_Set exercise_: Leave out the pictures and repeat exactly the lines between the one containing "Clone this chart in matplotlib." and the one containing "plt.rcParams['font.family'] = ['Lato', 'DejaVu", inclusive.

─── Records for the task ───

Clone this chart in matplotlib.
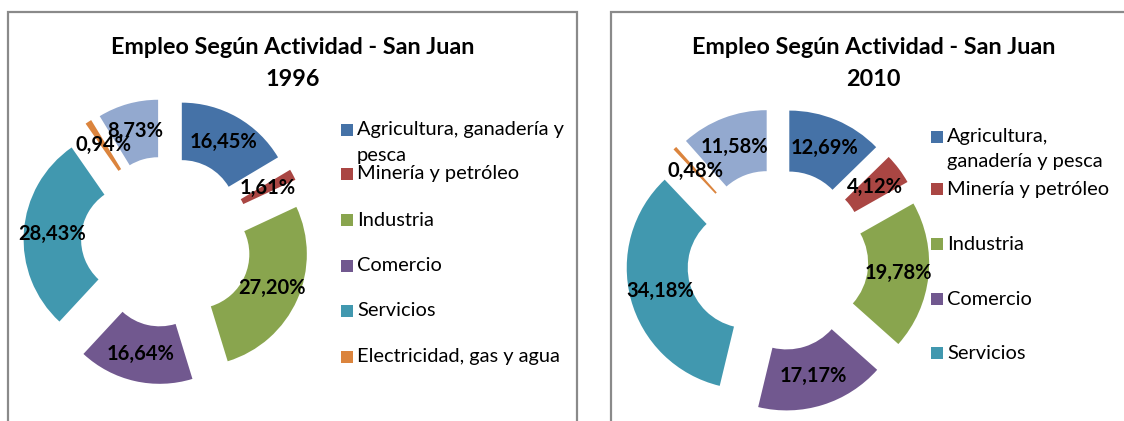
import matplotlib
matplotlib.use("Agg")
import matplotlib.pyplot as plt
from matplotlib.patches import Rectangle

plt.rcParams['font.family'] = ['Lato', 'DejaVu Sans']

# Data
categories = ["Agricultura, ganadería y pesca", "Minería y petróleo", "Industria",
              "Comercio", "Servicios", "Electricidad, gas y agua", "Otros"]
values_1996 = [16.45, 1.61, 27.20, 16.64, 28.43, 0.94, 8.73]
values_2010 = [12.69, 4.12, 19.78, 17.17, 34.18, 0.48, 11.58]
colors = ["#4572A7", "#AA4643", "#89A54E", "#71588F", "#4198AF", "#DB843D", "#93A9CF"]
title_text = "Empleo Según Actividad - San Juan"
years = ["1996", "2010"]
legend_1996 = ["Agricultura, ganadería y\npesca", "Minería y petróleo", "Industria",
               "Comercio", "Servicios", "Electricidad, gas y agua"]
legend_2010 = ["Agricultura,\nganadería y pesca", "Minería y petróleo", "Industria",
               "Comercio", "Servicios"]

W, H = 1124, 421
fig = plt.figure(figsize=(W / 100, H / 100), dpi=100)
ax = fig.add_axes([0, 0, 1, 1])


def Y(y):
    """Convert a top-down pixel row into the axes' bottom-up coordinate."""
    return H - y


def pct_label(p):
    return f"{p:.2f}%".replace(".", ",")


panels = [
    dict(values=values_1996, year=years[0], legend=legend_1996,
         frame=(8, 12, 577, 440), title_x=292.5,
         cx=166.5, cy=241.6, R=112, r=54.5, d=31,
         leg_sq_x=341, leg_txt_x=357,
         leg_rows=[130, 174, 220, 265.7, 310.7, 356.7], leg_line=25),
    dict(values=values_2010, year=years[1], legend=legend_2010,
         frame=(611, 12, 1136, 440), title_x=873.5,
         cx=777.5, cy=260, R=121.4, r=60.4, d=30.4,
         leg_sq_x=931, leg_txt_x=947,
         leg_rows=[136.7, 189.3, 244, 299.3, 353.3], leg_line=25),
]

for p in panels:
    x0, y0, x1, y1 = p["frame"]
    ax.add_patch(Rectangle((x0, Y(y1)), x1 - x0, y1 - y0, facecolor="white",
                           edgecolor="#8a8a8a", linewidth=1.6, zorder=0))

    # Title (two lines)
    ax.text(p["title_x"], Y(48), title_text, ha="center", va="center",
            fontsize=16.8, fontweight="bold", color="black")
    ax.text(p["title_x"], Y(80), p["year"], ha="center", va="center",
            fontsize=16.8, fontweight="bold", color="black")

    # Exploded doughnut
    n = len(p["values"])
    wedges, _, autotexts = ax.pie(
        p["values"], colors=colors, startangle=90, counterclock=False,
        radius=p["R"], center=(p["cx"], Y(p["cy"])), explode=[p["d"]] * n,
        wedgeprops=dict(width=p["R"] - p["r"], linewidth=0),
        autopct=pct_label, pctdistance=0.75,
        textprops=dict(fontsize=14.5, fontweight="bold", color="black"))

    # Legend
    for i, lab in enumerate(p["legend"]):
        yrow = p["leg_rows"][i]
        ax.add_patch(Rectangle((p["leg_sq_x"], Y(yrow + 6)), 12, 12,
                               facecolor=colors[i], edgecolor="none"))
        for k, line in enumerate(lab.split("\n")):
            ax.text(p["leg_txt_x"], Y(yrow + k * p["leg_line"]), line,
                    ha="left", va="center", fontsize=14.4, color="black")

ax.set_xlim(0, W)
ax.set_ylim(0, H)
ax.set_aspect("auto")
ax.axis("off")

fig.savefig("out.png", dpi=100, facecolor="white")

───
─── Records for the task ───

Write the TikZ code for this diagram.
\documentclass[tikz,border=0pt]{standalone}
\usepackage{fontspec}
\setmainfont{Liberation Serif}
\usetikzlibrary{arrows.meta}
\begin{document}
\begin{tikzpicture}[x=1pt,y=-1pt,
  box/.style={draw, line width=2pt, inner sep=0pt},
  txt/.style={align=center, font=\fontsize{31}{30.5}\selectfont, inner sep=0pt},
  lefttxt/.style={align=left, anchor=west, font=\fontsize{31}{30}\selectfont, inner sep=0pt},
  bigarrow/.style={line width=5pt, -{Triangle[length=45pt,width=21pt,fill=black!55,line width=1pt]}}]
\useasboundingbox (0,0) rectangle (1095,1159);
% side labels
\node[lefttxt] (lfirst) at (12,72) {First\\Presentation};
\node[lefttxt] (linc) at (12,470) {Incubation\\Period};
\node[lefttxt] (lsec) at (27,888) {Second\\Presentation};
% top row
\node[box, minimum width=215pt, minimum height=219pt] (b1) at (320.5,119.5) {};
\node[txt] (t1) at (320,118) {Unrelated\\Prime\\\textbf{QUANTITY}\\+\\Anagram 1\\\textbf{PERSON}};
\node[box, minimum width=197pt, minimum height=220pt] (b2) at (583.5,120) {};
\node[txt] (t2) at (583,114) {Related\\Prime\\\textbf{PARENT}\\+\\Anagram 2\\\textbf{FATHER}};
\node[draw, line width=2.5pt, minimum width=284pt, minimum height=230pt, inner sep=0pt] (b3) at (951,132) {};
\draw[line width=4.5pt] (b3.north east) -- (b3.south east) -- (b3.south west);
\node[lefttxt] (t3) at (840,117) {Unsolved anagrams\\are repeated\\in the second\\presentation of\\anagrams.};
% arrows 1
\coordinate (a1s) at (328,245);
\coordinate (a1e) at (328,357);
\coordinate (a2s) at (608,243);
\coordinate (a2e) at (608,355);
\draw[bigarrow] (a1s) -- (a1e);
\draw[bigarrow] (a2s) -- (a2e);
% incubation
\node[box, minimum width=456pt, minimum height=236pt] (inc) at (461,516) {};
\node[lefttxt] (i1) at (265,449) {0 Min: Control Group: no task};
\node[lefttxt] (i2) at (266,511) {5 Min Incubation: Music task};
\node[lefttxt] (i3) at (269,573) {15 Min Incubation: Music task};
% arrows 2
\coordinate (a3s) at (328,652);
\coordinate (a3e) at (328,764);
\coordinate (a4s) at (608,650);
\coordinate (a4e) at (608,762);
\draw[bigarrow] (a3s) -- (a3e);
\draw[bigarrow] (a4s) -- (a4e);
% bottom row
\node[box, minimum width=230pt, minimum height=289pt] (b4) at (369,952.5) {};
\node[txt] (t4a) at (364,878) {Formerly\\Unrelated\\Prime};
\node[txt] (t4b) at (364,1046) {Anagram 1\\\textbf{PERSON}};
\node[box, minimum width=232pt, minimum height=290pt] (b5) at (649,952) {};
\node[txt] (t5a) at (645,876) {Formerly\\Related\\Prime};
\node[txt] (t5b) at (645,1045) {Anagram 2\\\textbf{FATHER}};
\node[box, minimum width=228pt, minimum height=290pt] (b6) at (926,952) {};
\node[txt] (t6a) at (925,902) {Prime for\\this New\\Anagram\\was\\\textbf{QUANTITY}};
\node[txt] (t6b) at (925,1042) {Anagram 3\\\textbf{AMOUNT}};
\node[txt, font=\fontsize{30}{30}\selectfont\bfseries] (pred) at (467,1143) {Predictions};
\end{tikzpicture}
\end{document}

───
─── Records for the task ───

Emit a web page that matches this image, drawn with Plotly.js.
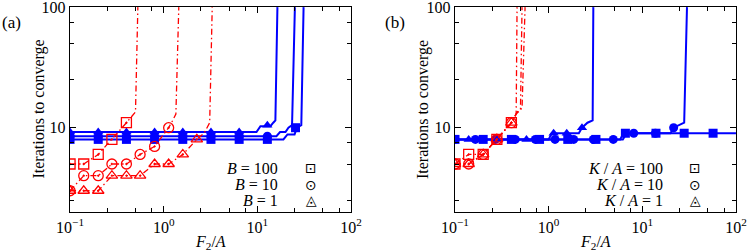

───

_The output_:
Clone this chart in matplotlib.
import matplotlib
matplotlib.use("Agg")
import matplotlib.pyplot as plt
from matplotlib.patches import Rectangle

plt.rcParams['font.family'] = ['Lato', 'DejaVu Sans']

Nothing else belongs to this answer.